Australia's planning for the 2021 T20 World Cup has been significantly disrupted by tour pullouts but captain Aaron Finch is maintaining his focus - in more ways than one.
Finch underwent surgery on his left eye after the tour of New Zealand in March - which was the last time he played - and is hopeful of seeing a positive impact on the upcoming trip to the West Indies and yet-to-be-confirmed assignment against Bangladesh.
Finch revealed that he had first suffered from blurred vision during last year's IPL, where he started to suffer a lean run of form that briefly lifted in the ODIs against India with 249 runs in three innings before he endured a lean BBL. He finished the series in New Zealand strongly but when the use of contact lenses didn't work he opted for surgery from which he believes he has already felt the benefits.
"I'm seeing them pretty good," he said in Brisbane ahead of the squad's chartered flight to the Caribbean on Monday. "I've only been hitting indoors on hard wickets, so [I] think the big test will come in night matches, that's when I noticed the biggest difference in my eyesight.
"It was just bloody blurry which isn't ideal as a batsman.
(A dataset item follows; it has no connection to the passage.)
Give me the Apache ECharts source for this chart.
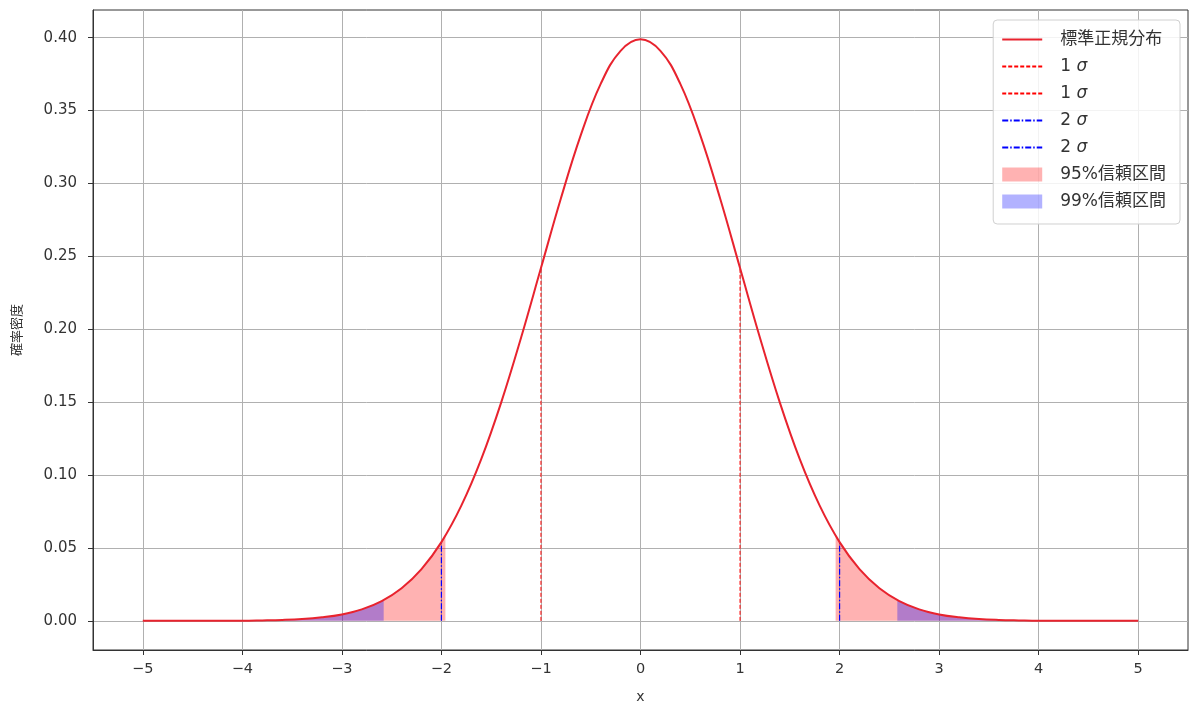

One day it just sort of changed and got a little bit worse. It wasn't very sharp and there was bit of a halo around lights and a bit of a trail on the ball, so just a bit unusual. After New Zealand we thought that was the best time to get it done. Was about a three-week process and it was really smooth. It's all clear now, so seems really good."
As in New Zealand, Finch will have a squad stripped of some key players due to a combination of resting, opt-outs and Steven Smith's elbow injury. It was a long-term plan for David Warner and Pat Cummins to miss the tour, but Marcus Stoinis, Glenn Maxwell, Kane Richardson and Jhye Richardson made themselves unavailable.
That has led to recalls for Ben McDermott, Ashton Turner and Dan Christian along with a maiden call-up for pace bowler Wes Agar.
Finch reiterated the view of national selector Trevor Hohns that significant weight will be put behind performances over these two tours when it comes to the final selection of the T20 World Cup squad which means there may not be a certain path back for all the absentees.
"Playing cricket for Australia and doing well is the ultimate, in my opinion," he said. "So for guys to be on this tour to get the first opportunity to put their hand up and take that spot is what it's about. It's tough to ignore really good international performances.
"You have to go on current form. These conditions will be very similar to what we face in the T20 World Cup I imagine - especially St Lucia being used quite a lot and then Bangladesh being quite similar to India or UAE, wherever that lands."
There is now a good chance that Australia's squad for the T20 World Cup, slated to be hosted in India in October-November, could look significantly different to what was originally envisaged. Hohns indicated last week that the selectors had been close to locking in the final group but along with the latest withdrawals, Finch said that the team that strung together nine wins in 11 matches during 2019 and early 2020 had been put together with an Australia-based tournament in mind before the pandemic forced a switch.
"It could change a lot. That was based on the World Cup being in Australia and I thought our side in the lead-up to the original World Cup meant to be held here was really settled. You have to look to keep restructuring your side to gather more information. The more the wickets change and the more they go away from our traditional Australian wickets think the more we have to keep learning."
The West Indies tour includes five T20Is which will be played in St Lucia before three ODIs - which carry World Cup Super League points - in Barbados. The squad is then due to head directly to Bangladesh for five T20Is in early August if that leg gets the biosecure plans signed off.